Sono organismi nati per garantire equilibrio, indipendenza e continuità nelle decisioni che riguardano:

  • il corretto funzionamento dei mercati
  • la tutela dei beni comuni
  • la gestione delle risorse strategiche
  • la qualità dei servizi pubblici
  • la protezione dei diritti collettivi.

La loro efficacia dipende dalla qualità delle persone chiamate a guidarli. Ed è qui che entra in gioco il valore politico e tecnico delle nomine.

Il peso delle scelte: una governance che orienta il futuro

Il rinnovo dei 96 incarichi non è un passaggio formale: è un banco di prova per verificare quanto la macchina pubblica sia in grado di selezionare competenze, visioni e leadership capaci di affrontare le sfide del presente.

Ogni ente, ogni ruolo, ogni nomina disegna una parte del Paese:

  • come funzioneranno i mercati
  • quale sarà la credibilità delle regole
  • come verrà gestita la transizione ecologica
  • quali garanzie avrà il cittadino nella tutela dei propri diritti
  • quale direzione prenderà la ricerca
  • come si posizionerà l’Italia nel nuovo scenario europeo.

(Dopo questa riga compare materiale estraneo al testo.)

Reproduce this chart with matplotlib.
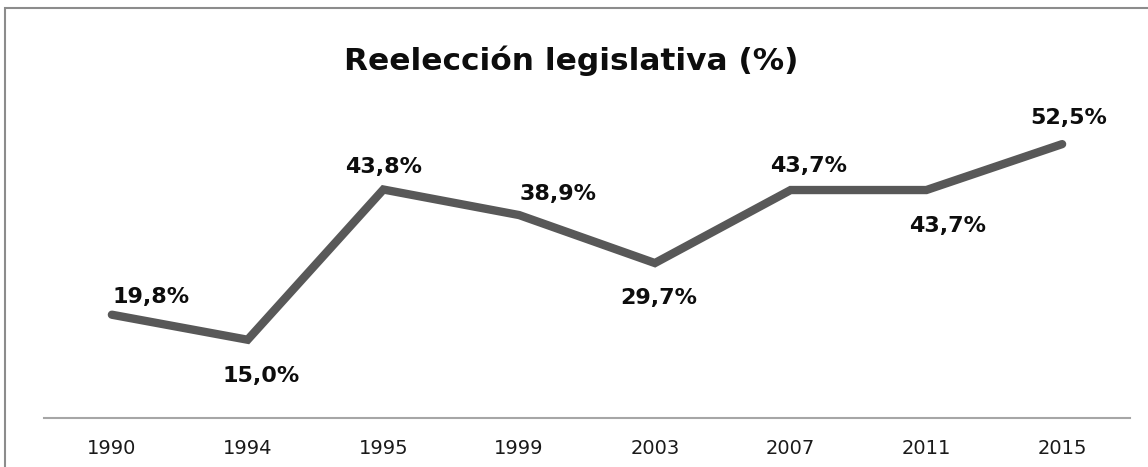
import matplotlib
matplotlib.use("Agg")
import matplotlib.pyplot as plt
from matplotlib.patches import Rectangle

years = ["1990", "1994", "1995", "1999", "2003", "2007", "2011", "2015"]
values = [19.8, 15.0, 43.8, 38.9, 29.7, 43.7, 43.7, 52.5]
labels = ["19,8%", "15,0%", "43,8%", "38,9%", "29,7%", "43,7%", "43,7%", "52,5%"]
# label offsets in points (dx, dy)
offsets = [(28, 13), (10, -26), (0, 16), (28, 15), (3, -25), (13, 17), (15, -26), (5, 19)]

W, H = 1148, 467
fig = plt.figure(figsize=(W / 100, H / 100), dpi=100)
fig.patch.set_facecolor("white")

# outer chart frame
fig.patches.append(Rectangle((5 / W, -0.05), 1.2, 1 - 8 / H + 0.05, transform=fig.transFigure,
                             fill=False, edgecolor="#8c8c8c", linewidth=1.5))

ax = fig.add_axes([44 / W, 1 - 418 / H, (1130 - 44) / W, (418 - 105) / H])
x = list(range(len(years)))
ax.plot(x, values, color="#585858", linewidth=6, solid_capstyle="round", solid_joinstyle="miter")
ax.set_xlim(-0.5, len(years) - 0.5)
ax.set_ylim(0, 60)
ax.set_xticks(x)
ax.set_xticklabels(years, fontsize=14, color="#1a1a1a")
ax.tick_params(axis="x", length=0, pad=15)
ax.set_yticks([])
for s in ["top", "right", "left"]:
    ax.spines[s].set_visible(False)
ax.spines["bottom"].set_color("#a6a6a6")
ax.spines["bottom"].set_linewidth(1.5)

for xi, v, lab, (dx, dy) in zip(x, values, labels, offsets):
    ax.annotate(lab, (xi, v), xytext=(dx, dy), textcoords="offset points",
                ha="center", va="center", fontsize=16, fontweight="bold", color="#0d0d0d")

fig.text(571 / W, 1 - 61 / H, "Reelección legislativa (%)", ha="center", va="center",
         fontsize=22.5, fontweight="bold", color="#0d0d0d")

fig.savefig("out.png", dpi=100)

La partita è più ampia di quanto appaia: queste nomine contribuiscono a definire la qualità democratica, la trasparenza e la capacità competitiva del Paese.

Una sfida di visione, non solo di governance

Le nomine pubbliche sono spesso percepite come un rito amministrativo, ma in realtà rappresentano uno specchio della visione politica e istituzionale di un Paese.
Le scelte che il Governo effettuerà entro giugno 2026 non determineranno solo chi guiderà i singoli enti, ma delineeranno la forma della governance italiana per il prossimo ciclo storico.

In un mondo dove le crisi ambientali, tecnologiche e geopolitiche si intrecciano, le strutture istituzionali non possono essere meri strumenti tecnici: devono diventare punti di orientamento, luoghi in cui competenza e responsabilità si uniscono per generare fiducia e futuro.

La vera domanda, oggi, non è solo chi sarà nominato.
Ma quale Paese vogliamo costruire attraverso queste nomine.
Perché la qualità della governance non misura soltanto l’efficienza delle istituzioni: misura la nostra capacità collettiva di affrontare il cambiamento.